Many companies see business continuity as the means to spread IT systems across 2 locations within the same regional area, allowing operations to continue from the office. However, over the past 18 months, we have seen that continuing operations from the office is flawed. Many people could not get into the office during the disaster periods, and as such many businesses suffered.
Protecting your organisation from unplanned downtime is widely dependent on building redundancy and diversity directly into your disaster recovery and business continuity systems. Business systems need to be able to run on a number of different infrastructures and be able to fail over between them quickly and efficiently as necessary.
When moving to the cloud, we often see many organisations make the same mistake as they do using traditional data centres, they implement business continuity and disaster recovery in one region. This leads to the same issues that are apparent in the flawed traditional architecture distributions. The cloud offers far more than just hosting, it allows for distribution across multiple regions, all over the world, reducing the impact organisations have during disaster.
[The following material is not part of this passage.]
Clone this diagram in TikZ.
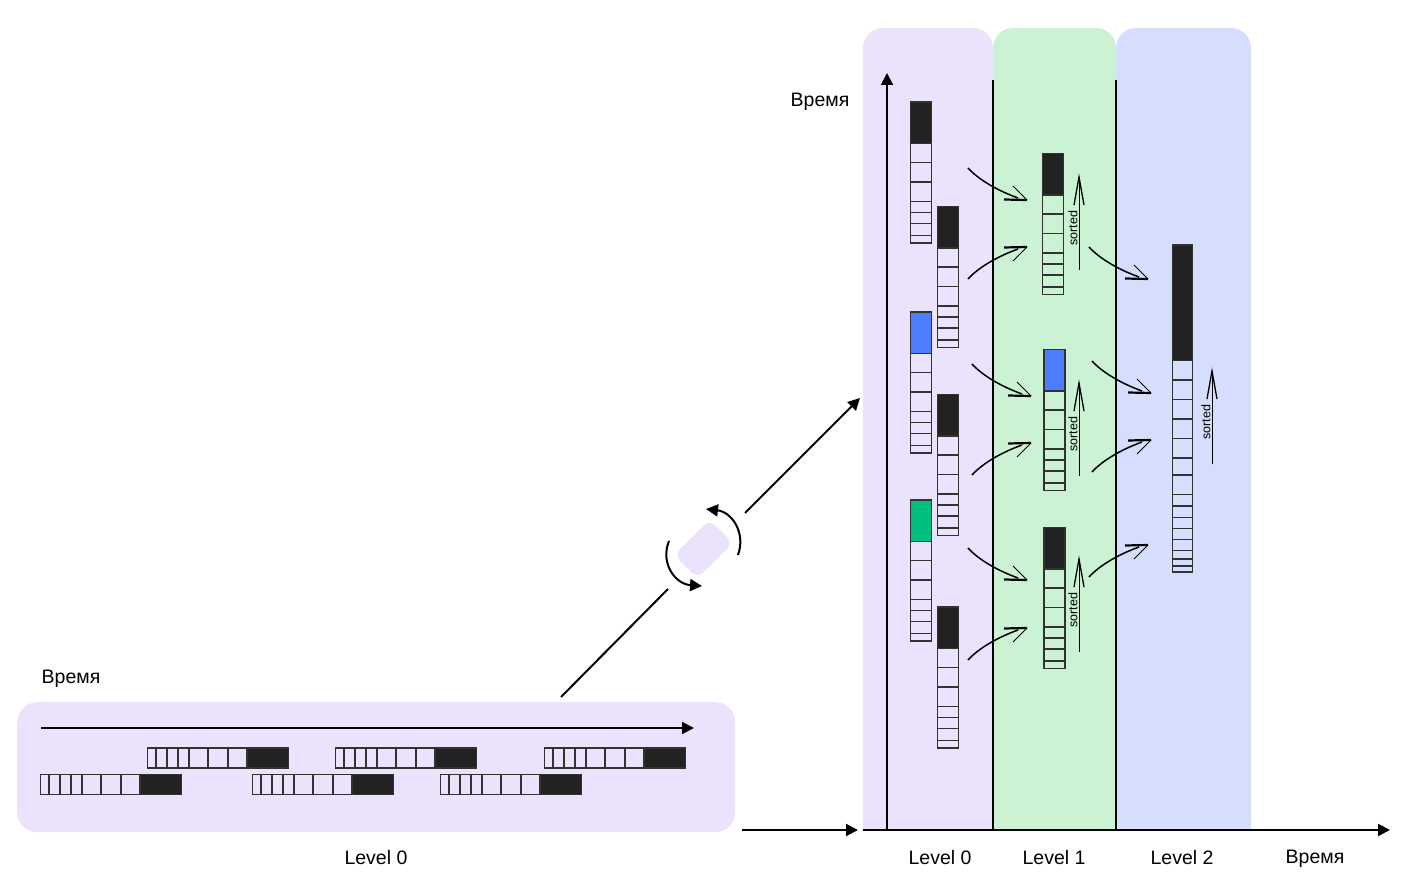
\documentclass[tikz,border=0pt]{standalone}
\usepackage{fontspec}
\setmainfont{Liberation Sans}
\usetikzlibrary{positioning,arrows.meta,calc}
\definecolor{lsmPurple}{RGB}{235,227,251}
\definecolor{lsmGreen}{RGB}{204,242,212}
\definecolor{lsmBlue}{RGB}{214,222,254}
\definecolor{lsmDark}{RGB}{34,34,34}
\definecolor{lsmLine}{RGB}{50,50,50}
\definecolor{lsmHeadBlue}{RGB}{79,125,255}
\definecolor{lsmHeadGreen}{RGB}{0,192,128}
\tikzset{
  lbl/.style={font=\fontsize{19.5}{22}\selectfont, text=black, inner sep=0pt},
  sortedlbl/.style={font=\fontsize{12.5}{14}\selectfont, text=black, inner sep=0pt, rotate=90},
  runbox/.style={draw=lsmLine, line width=1.8pt, inner sep=0pt, outer sep=0pt},
  cellline/.style={draw=lsmLine, line width=1.8pt},
  axis/.style={-{Triangle[length=12pt,width=12pt]}, line width=2pt, black},
  sketch/.style={black, line width=1pt},
  sketchbold/.style={black, line width=2.2pt}
}
% run: name, left, top, head colour, cell fill
\newcommand{\vrun}[5]{
  \node[runbox, fill=#5, anchor=north west, minimum width=21pt, minimum height=141pt] (#1) at (#2+0.5,#3+0.5) {};
  \node[runbox, fill=#4, anchor=north, minimum width=21pt, minimum height=41.5pt] (#1head) at (#1.north) {};
  \foreach \d in {61,80.5,100,111,122,134}
    \draw[cellline] ($(#1.north west)+(0,\d-0.5)$) -- ($(#1.north east)+(0,\d-0.5)$);
}
\newcommand{\hrun}[3]{
  \node[runbox, fill=lsmPurple, anchor=north west, minimum width=141pt, minimum height=20pt] (#1) at (#2+0.5,#3+0.5) {};
  \node[runbox, fill=lsmDark, anchor=east, minimum width=41.5pt, minimum height=20pt] (#1head) at (#1.east) {};
  \foreach \d in {61,81,100,111,122,133}
    \draw[cellline] ($(#1.north east)+(-\d+0.5,0)$) -- ($(#1.south east)+(-\d+0.5,0)$);
}
% merge arrow: name, start x, start y, 1 down or -1 up
\newcommand{\mergearrow}[4]{
  \coordinate (#1s) at (#2,#3);
  \coordinate (#1t) at ($(#1s)+(59,#4*32)$);
  \draw[sketch, line width=1.5pt] (#1s) .. controls ($(#1s)+(10,#4*11)$) and ($(#1s)+(28,#4*22)$) .. ($(#1s)+(50,#4*30)$);
  \draw[sketchbold] ($(#1t)+(-23,#4*-0.5)$) -- (#1t);
  \draw[sketch] ($(#1t)+(-14,#4*-14)$) -- (#1t);
}
% sorted arrow: name, x, tip y
\newcommand{\sortedarrow}[3]{
  \coordinate (#1t) at (#2,#3);
  \coordinate (#1b) at ($(#1t)+(0,93)$);
  \draw[sketch, line width=0.8pt] (#1b) -- (#1t);
  \draw[sketch, line width=1.3pt] ($(#1t)+(-5,28)$) -- (#1t) -- ($(#1t)+(5,28)$);
  \node[sortedlbl] (#1lbl) at ($(#1t)+(-6,51)$) {sorted};
}
\begin{document}
\begin{tikzpicture}[x=1pt, y=-1pt]
  \useasboundingbox (0,0) rectangle (1406,882);

  % Level bands
  \fill[lsmPurple] (863,830) {[rounded corners=20pt] -- (863,28) -- (993,28)} -- (993,830) -- cycle;
  \fill[lsmBlue] (1116,830) {[rounded corners=20pt] -- (1116,28) -- (1251,28)} -- (1251,830) -- cycle;
  \fill[lsmGreen] (993,830) {[rounded corners=20pt] -- (993,28) -- (1116,28)} -- (1116,830) -- cycle;
  \draw[black, line width=2pt] (993,80) -- (993,830);
  \draw[black, line width=2pt] (1116,80) -- (1116,830);

  % Axes
  \coordinate (origin) at (887,830);
  \coordinate (timetop) at (887,73);
  \coordinate (axisleft) at (863,830);
  \coordinate (axisright) at (1390,830);
  \draw[axis] (origin) -- (timetop);
  \draw[axis] (axisleft) -- (axisright);
  \node[lbl] (timey) at (820,102) {Время};
  \node[lbl] (timex) at (1315,859) {Время};
  \node[lbl] (lvlzero) at (940,857.5) {Level 0};
  \node[lbl] (lvlone) at (1054,857.5) {Level 1};
  \node[lbl] (lvltwo) at (1182,857.5) {Level 2};

  % Level 0 runs
  \vrun{za}{910}{101.5}{lsmDark}{lsmPurple}
  \vrun{zb}{937}{206}{lsmDark}{lsmPurple}
  \vrun{zc}{910}{311.5}{lsmHeadBlue}{lsmPurple}
  \vrun{zd}{937}{394}{lsmDark}{lsmPurple}
  \vrun{ze}{910}{499.5}{lsmHeadGreen}{lsmPurple}
  \vrun{zf}{937}{606.5}{lsmDark}{lsmPurple}

  % Level 1 runs
  \vrun{oa}{1042}{153}{lsmDark}{lsmGreen}
  \vrun{ob}{1043.5}{349}{lsmHeadBlue}{lsmGreen}
  \vrun{oc}{1043.5}{527}{lsmDark}{lsmGreen}
  \sortedarrow{sa}{1079}{177}
  \sortedarrow{sb}{1079}{383}
  \sortedarrow{sc}{1079}{559}

  % Level 2 run
  \node[runbox, fill=lsmBlue, anchor=north west, minimum width=20pt, minimum height=327pt] (ta) at (1172.5,245) {};
  \node[runbox, fill=lsmDark, anchor=north, minimum width=20pt, minimum height=115.5pt] (tahead) at (ta.north) {};
  \foreach \d in {135,154.5,174,193.5,213,230,249.5,261,272.5,283.5,294.5,305.5,314,321}
    \draw[cellline] ($(ta.north west)+(0,\d)$) -- ($(ta.north east)+(0,\d)$);
  \sortedarrow{sd}{1212}{371}

  % Merges into level 1
  \mergearrow{ma}{968}{168}{1}
  \mergearrow{mb}{968}{279}{-1}
  \mergearrow{mc}{972}{364}{1}
  \mergearrow{md}{972}{475}{-1}
  \mergearrow{me}{968}{548}{1}
  \mergearrow{mf}{968}{660}{-1}

  % Merges into level 2
  \mergearrow{mg}{1089}{247}{1}
  \mergearrow{mh}{1092}{361}{1}
  \mergearrow{mi}{1092}{472}{-1}
  \mergearrow{mj}{1089}{577}{-1}

  % Flat view of level 0
  \node[fill=lsmPurple, rounded corners=20pt, anchor=north west, minimum width=718pt, minimum height=130pt, inner sep=0pt] (panel) at (17,702) {};
  \coordinate (flatstart) at (41,728);
  \coordinate (flatend) at (694,728);
  \draw[axis] (flatstart) -- (flatend);
  \node[lbl] (timeflat) at (71,679) {Время};
  \node[lbl] (lvlflat) at (376,857.5) {Level 0};
  \hrun{fa}{147}{747.5}
  \hrun{fb}{335}{747.5}
  \hrun{fc}{544}{747.5}
  \hrun{fd}{40}{774}
  \hrun{fe}{252}{774}
  \hrun{ff}{440}{774}
  \coordinate (flatout) at (742,830);
  \coordinate (flatin) at (858,830);
  \draw[axis] (flatout) -- (flatin);

  % Rotation between the two views
  \node[fill=lsmPurple, rounded corners=8pt, rotate=45, minimum width=50pt, minimum height=33pt, inner sep=0pt] (turn) at (703.5,549) {};
  \coordinate (risea) at (561,697);
  \coordinate (riseb) at (668,589);
  \coordinate (risec) at (745,513);
  \coordinate (rised) at (860,398);
  \draw[black, line width=2pt] (risea) -- (riseb);
  \draw[axis] (risec) -- (rised);
  \coordinate (turnas) at (738,555);
  \coordinate (turnat) at (706,509);
  \coordinate (turnbs) at (669,541);
  \coordinate (turnbt) at (702,586);
  \draw[axis] (turnas) .. controls (746,533) and (732,512) .. (turnat);
  \draw[axis] (turnbs) .. controls (660,563) and (675,584) .. (turnbt);
\end{tikzpicture}
\end{document}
A good example of such, is the recent failure of an EBS system in Amazons Eastern US region. This saw many companies including, Foursquare and Reddit without systems.
Our customers within base2Services did not feel the impact. Why, because we have our customers distributed across multiple regions or ready for automatic launch of systems in other regions. This significantly reduced the impact on our customers by keeping operations running without disruption.
The key is design your infrastructure for the possibility of failure. Any system can be designed for protection against failure, no matter how complex. There is no magic bullet to this, but a general approach does exist where by automation in the cloud can be leveraged. Start by determining each of the layers of your applications and infrastructure individually, find the components that can withstand failure and what parts can respond automatically to failure. Next build the failure recovery into the solution. Once this is done, make sure that you continual to maintain the failure components as you would the actively operating components. Never let them fall behind, otherwise you would not be able to recover easily.